• _WORK REQUIRED_
Give the listing below again in full, exactly as written.

• _STORED DATA_
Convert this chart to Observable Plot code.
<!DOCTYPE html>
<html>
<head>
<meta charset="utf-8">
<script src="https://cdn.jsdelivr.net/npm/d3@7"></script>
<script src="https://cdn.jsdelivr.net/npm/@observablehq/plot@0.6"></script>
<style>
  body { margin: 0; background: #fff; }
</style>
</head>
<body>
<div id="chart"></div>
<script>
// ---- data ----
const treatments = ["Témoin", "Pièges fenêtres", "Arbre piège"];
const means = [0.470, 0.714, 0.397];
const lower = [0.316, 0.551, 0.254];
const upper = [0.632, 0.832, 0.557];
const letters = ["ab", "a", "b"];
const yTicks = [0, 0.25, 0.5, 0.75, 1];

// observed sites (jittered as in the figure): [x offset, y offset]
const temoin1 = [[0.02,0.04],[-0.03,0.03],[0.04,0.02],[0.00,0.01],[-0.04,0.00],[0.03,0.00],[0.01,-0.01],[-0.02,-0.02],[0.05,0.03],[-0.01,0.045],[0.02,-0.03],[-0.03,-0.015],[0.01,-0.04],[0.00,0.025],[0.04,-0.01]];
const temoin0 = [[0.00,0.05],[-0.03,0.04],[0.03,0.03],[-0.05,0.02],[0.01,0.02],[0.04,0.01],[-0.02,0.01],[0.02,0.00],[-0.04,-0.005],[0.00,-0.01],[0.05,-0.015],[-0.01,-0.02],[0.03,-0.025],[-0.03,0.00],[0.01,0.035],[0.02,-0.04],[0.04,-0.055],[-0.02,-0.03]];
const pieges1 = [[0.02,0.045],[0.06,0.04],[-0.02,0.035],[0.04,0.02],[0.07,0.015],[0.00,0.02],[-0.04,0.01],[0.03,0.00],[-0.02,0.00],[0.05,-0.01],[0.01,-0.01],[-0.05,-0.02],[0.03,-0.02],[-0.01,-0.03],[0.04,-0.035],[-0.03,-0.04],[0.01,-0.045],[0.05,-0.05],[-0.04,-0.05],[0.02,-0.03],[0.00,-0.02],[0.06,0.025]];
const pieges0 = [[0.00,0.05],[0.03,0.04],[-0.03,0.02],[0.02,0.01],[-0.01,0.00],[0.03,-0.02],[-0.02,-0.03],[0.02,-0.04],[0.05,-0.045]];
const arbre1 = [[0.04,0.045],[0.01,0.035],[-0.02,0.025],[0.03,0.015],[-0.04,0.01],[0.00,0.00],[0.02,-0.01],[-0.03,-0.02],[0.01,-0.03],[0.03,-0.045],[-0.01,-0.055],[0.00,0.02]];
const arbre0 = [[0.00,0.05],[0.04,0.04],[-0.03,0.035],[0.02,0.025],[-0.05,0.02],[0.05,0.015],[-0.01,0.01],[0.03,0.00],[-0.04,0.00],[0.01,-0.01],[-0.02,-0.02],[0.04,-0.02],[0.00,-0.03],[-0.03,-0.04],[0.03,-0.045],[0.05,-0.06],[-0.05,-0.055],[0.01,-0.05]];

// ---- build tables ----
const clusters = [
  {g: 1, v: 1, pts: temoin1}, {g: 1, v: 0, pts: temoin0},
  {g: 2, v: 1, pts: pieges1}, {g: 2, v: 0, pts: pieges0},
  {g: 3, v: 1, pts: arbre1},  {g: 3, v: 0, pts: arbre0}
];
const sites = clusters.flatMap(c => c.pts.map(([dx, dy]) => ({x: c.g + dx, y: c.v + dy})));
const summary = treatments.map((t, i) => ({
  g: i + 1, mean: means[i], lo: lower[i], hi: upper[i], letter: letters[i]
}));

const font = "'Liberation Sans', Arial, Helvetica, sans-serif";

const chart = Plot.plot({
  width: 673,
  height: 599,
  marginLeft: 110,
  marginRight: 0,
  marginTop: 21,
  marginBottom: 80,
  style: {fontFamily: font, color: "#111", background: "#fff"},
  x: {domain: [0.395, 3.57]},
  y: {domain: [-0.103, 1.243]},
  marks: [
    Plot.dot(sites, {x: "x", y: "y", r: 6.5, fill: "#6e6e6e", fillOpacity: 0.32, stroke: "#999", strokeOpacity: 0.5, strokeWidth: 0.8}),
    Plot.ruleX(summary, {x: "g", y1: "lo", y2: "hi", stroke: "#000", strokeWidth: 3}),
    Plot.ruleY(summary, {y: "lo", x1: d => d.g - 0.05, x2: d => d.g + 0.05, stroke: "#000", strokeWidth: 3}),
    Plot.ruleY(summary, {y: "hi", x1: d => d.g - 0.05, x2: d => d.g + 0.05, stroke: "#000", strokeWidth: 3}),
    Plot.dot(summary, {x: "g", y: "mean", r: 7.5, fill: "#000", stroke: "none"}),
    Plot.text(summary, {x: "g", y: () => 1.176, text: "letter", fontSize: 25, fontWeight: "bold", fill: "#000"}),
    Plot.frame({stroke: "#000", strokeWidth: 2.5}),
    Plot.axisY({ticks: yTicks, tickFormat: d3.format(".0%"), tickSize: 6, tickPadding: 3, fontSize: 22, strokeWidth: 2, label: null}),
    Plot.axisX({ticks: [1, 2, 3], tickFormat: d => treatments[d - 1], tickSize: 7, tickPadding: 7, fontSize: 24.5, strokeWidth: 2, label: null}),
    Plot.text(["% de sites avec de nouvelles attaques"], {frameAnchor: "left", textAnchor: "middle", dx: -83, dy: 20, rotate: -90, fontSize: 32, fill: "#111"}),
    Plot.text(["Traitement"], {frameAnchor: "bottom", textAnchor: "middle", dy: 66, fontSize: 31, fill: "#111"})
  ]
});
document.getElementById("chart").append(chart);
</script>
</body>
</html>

• _REPLY TO THE EXERCISE_
Convert this chart to Observable Plot code.
<!DOCTYPE html>
<html>
<head>
<meta charset="utf-8">
<script src="https://cdn.jsdelivr.net/npm/d3@7"></script>
<script src="https://cdn.jsdelivr.net/npm/@observablehq/plot@0.6"></script>
<style>
  body { margin: 0; background: #fff; }
</style>
</head>
<body>
<div id="chart"></div>
<script>
// ---- data ----
const treatments = ["Témoin", "Pièges fenêtres", "Arbre piège"];
const means = [0.470, 0.714, 0.397];
const lower = [0.316, 0.551, 0.254];
const upper = [0.632, 0.832, 0.557];
const letters = ["ab", "a", "b"];
const yTicks = [0, 0.25, 0.5, 0.75, 1];

// observed sites (jittered as in the figure): [x offset, y offset]
const temoin1 = [[0.02,0.04],[-0.03,0.03],[0.04,0.02],[0.00,0.01],[-0.04,0.00],[0.03,0.00],[0.01,-0.01],[-0.02,-0.02],[0.05,0.03],[-0.01,0.045],[0.02,-0.03],[-0.03,-0.015],[0.01,-0.04],[0.00,0.025],[0.04,-0.01]];
const temoin0 = [[0.00,0.05],[-0.03,0.04],[0.03,0.03],[-0.05,0.02],[0.01,0.02],[0.04,0.01],[-0.02,0.01],[0.02,0.00],[-0.04,-0.005],[0.00,-0.01],[0.05,-0.015],[-0.01,-0.02],[0.03,-0.025],[-0.03,0.00],[0.01,0.035],[0.02,-0.04],[0.04,-0.055],[-0.02,-0.03]];
const pieges1 = [[0.02,0.045],[0.06,0.04],[-0.02,0.035],[0.04,0.02],[0.07,0.015],[0.00,0.02],[-0.04,0.01],[0.03,0.00],[-0.02,0.00],[0.05,-0.01],[0.01,-0.01],[-0.05,-0.02],[0.03,-0.02],[-0.01,-0.03],[0.04,-0.035],[-0.03,-0.04],[0.01,-0.045],[0.05,-0.05],[-0.04,-0.05],[0.02,-0.03],[0.00,-0.02],[0.06,0.025]];
const pieges0 = [[0.00,0.05],[0.03,0.04],[-0.03,0.02],[0.02,0.01],[-0.01,0.00],[0.03,-0.02],[-0.02,-0.03],[0.02,-0.04],[0.05,-0.045]];
const arbre1 = [[0.04,0.045],[0.01,0.035],[-0.02,0.025],[0.03,0.015],[-0.04,0.01],[0.00,0.00],[0.02,-0.01],[-0.03,-0.02],[0.01,-0.03],[0.03,-0.045],[-0.01,-0.055],[0.00,0.02]];
const arbre0 = [[0.00,0.05],[0.04,0.04],[-0.03,0.035],[0.02,0.025],[-0.05,0.02],[0.05,0.015],[-0.01,0.01],[0.03,0.00],[-0.04,0.00],[0.01,-0.01],[-0.02,-0.02],[0.04,-0.02],[0.00,-0.03],[-0.03,-0.04],[0.03,-0.045],[0.05,-0.06],[-0.05,-0.055],[0.01,-0.05]];

// ---- build tables ----
const clusters = [
  {g: 1, v: 1, pts: temoin1}, {g: 1, v: 0, pts: temoin0},
  {g: 2, v: 1, pts: pieges1}, {g: 2, v: 0, pts: pieges0},
  {g: 3, v: 1, pts: arbre1},  {g: 3, v: 0, pts: arbre0}
];
const sites = clusters.flatMap(c => c.pts.map(([dx, dy]) => ({x: c.g + dx, y: c.v + dy})));
const summary = treatments.map((t, i) => ({
  g: i + 1, mean: means[i], lo: lower[i], hi: upper[i], letter: letters[i]
}));

const font = "'Liberation Sans', Arial, Helvetica, sans-serif";

const chart = Plot.plot({
  width: 673,
  height: 599,
  marginLeft: 110,
  marginRight: 0,
  marginTop: 21,
  marginBottom: 80,
  style: {fontFamily: font, color: "#111", background: "#fff"},
  x: {domain: [0.395, 3.57]},
  y: {domain: [-0.103, 1.243]},
  marks: [
    Plot.dot(sites, {x: "x", y: "y", r: 6.5, fill: "#6e6e6e", fillOpacity: 0.32, stroke: "#999", strokeOpacity: 0.5, strokeWidth: 0.8}),
    Plot.ruleX(summary, {x: "g", y1: "lo", y2: "hi", stroke: "#000", strokeWidth: 3}),
    Plot.ruleY(summary, {y: "lo", x1: d => d.g - 0.05, x2: d => d.g + 0.05, stroke: "#000", strokeWidth: 3}),
    Plot.ruleY(summary, {y: "hi", x1: d => d.g - 0.05, x2: d => d.g + 0.05, stroke: "#000", strokeWidth: 3}),
    Plot.dot(summary, {x: "g", y: "mean", r: 7.5, fill: "#000", stroke: "none"}),
    Plot.text(summary, {x: "g", y: () => 1.176, text: "letter", fontSize: 25, fontWeight: "bold", fill: "#000"}),
    Plot.frame({stroke: "#000", strokeWidth: 2.5}),
    Plot.axisY({ticks: yTicks, tickFormat: d3.format(".0%"), tickSize: 6, tickPadding: 3, fontSize: 22, strokeWidth: 2, label: null}),
    Plot.axisX({ticks: [1, 2, 3], tickFormat: d => treatments[d - 1], tickSize: 7, tickPadding: 7, fontSize: 24.5, strokeWidth: 2, label: null}),
    Plot.text(["% de sites avec de nouvelles attaques"], {frameAnchor: "left", textAnchor: "middle", dx: -83, dy: 20, rotate: -90, fontSize: 32, fill: "#111"}),
    Plot.text(["Traitement"], {frameAnchor: "bottom", textAnchor: "middle", dy: 66, fontSize: 31, fill: "#111"})
  ]
});
document.getElementById("chart").append(chart);
</script>
</body>
</html>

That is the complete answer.